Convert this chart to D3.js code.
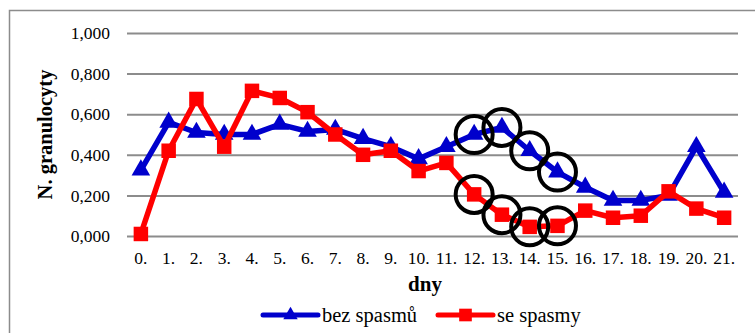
<!DOCTYPE html>
<html>
<head>
<meta charset="utf-8">
<script src="https://cdn.jsdelivr.net/npm/d3@7"></script>
<style>
  html, body { margin: 0; padding: 0; background: #fff; }
  svg { display: block; }
</style>
</head>
<body>
<svg id="chart" width="755" height="333"></svg>
<script>
// Days of observation
const days = ["0.", "1.", "2.", "3.", "4.", "5.", "6.", "7.", "8.", "9.", "10.",
              "11.", "12.", "13.", "14.", "15.", "16.", "17.", "18.", "19.", "20.", "21."];
// Neutrophil granulocytes, patients without spasms
const bezSpasmu = [0.325, 0.56, 0.51, 0.50, 0.50, 0.55, 0.515, 0.525, 0.48, 0.44, 0.38,
                   0.44, 0.50, 0.535, 0.42, 0.315, 0.24, 0.175, 0.175, 0.20, 0.44, 0.215];
// Neutrophil granulocytes, patients with spasms
const seSpasmy = [0.01, 0.42, 0.675, 0.44, 0.715, 0.68, 0.61, 0.50, 0.40, 0.42, 0.32,
                  0.36, 0.205, 0.105, 0.045, 0.05, 0.125, 0.09, 0.10, 0.22, 0.135, 0.09];
// Highlighted days (circled on both series)
const highlighted = ["12.", "13.", "14.", "15."];
const yTicks = [0, 0.2, 0.4, 0.6, 0.8, 1.0];
const seriesNames = ["bez spasmů", "se spasmy"];
const seriesColors = ["#0000cc", "#ff0000"];

const FONT = "'Liberation Serif', 'Times New Roman', serif";
const svg = d3.select("#chart");

// outer chart frame
svg.append("rect")
  .attr("x", 9.5).attr("y", 10.5)
  .attr("width", 760).attr("height", 340)
  .attr("fill", "none").attr("stroke", "#8c8c8c").attr("stroke-width", 1.5);

const plot = { left: 127, right: 738, top: 33, bottom: 236 };

const x = d3.scaleBand().domain(days).range([plot.left, plot.right]);
const y = d3.scaleLinear().domain([0, 1]).range([plot.bottom, plot.top]);

const fmt = v => d3.format(".3f")(v).replace(".", ",");

// horizontal gridlines + y labels
const yAxis = d3.axisLeft(y).tickValues(yTicks).tickFormat(fmt)
  .tickSize(-(plot.right - plot.left)).tickPadding(17);
const gy = svg.append("g").attr("transform", `translate(${plot.left},0)`).call(yAxis);
gy.select(".domain").remove();
gy.selectAll(".tick line").attr("stroke", "#8c8c8c").attr("stroke-width", 2);
gy.selectAll(".tick text").attr("font-size", 17.5)
  .style("font-family", FONT).attr("fill", "#000");

// x labels
const xAxis = d3.axisBottom(x).tickSize(0).tickPadding(16);
const gx = svg.append("g").attr("transform", `translate(0,${plot.bottom})`).call(xAxis);
gx.select(".domain").remove();
gx.selectAll(".tick text").attr("font-size", 17.5)
  .style("font-family", FONT).attr("fill", "#000");

// axis titles
svg.append("text")
  .attr("x", 425).attr("y", 291)
  .attr("text-anchor", "middle").attr("font-size", 21).attr("font-weight", "bold")
  .style("font-family", FONT)
  .text("dny");
svg.append("text")
  .attr("transform", `translate(52,${(plot.top + plot.bottom) / 2}) rotate(-90)`)
  .attr("text-anchor", "middle").attr("font-size", 20.5).attr("font-weight", "bold")
  .style("font-family", FONT)
  .text("N. granulocyty");

const cx = d => x(d) + x.bandwidth() / 2;
const line = d3.line().x((v, i) => cx(days[i])).y(v => y(v));

const triangle = d3.symbol().type(d3.symbolTriangle).size(150);
const square = d3.symbol().type(d3.symbolSquare).size(210);

function drawSeries(values, color, sym) {
  svg.append("path").datum(values)
    .attr("d", line).attr("fill", "none")
    .attr("stroke", color).attr("stroke-width", 5.5).attr("stroke-linejoin", "round");
  svg.append("g").selectAll("path").data(values).join("path")
    .attr("d", sym)
    .attr("transform", (v, i) => `translate(${cx(days[i])},${y(v)})`)
    .attr("fill", color);
}
drawSeries(bezSpasmu, seriesColors[0], triangle);
drawSeries(seSpasmy, seriesColors[1], square);

// highlight circles
[bezSpasmu, seSpasmy].forEach(values => {
  svg.append("g").selectAll("circle").data(highlighted).join("circle")
    .attr("cx", d => cx(d))
    .attr("cy", d => y(values[days.indexOf(d)]))
    .attr("r", 18.5)
    .attr("fill", "none").attr("stroke", "#000").attr("stroke-width", 4);
});

// legend (smaller markers than in the plot)
const legendItems = [
  { name: seriesNames[0], color: seriesColors[0], sym: d3.symbol().type(d3.symbolTriangle).size(90), x0: 263 },
  { name: seriesNames[1], color: seriesColors[1], sym: d3.symbol().type(d3.symbolSquare).size(160), x0: 438 }
];
const lg = svg.append("g").attr("transform", "translate(0,315)");
legendItems.forEach(it => {
  lg.append("line").attr("x1", it.x0).attr("x2", it.x0 + 55).attr("y1", 0).attr("y2", 0)
    .attr("stroke", it.color).attr("stroke-width", 5).attr("stroke-linecap", "round");
  lg.append("path").attr("d", it.sym).attr("transform", `translate(${it.x0 + 27.5},0)`)
    .attr("fill", it.color);
  lg.append("text").attr("x", it.x0 + 59).attr("y", 6.5).attr("font-size", 20.5)
    .style("font-family", FONT).text(it.name);
});
</script>
</body>
</html>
++++
Give the count of lines in the data above that hold the string "chart", with no additional words.

# SOLUTION TO THE PROBLEM:
4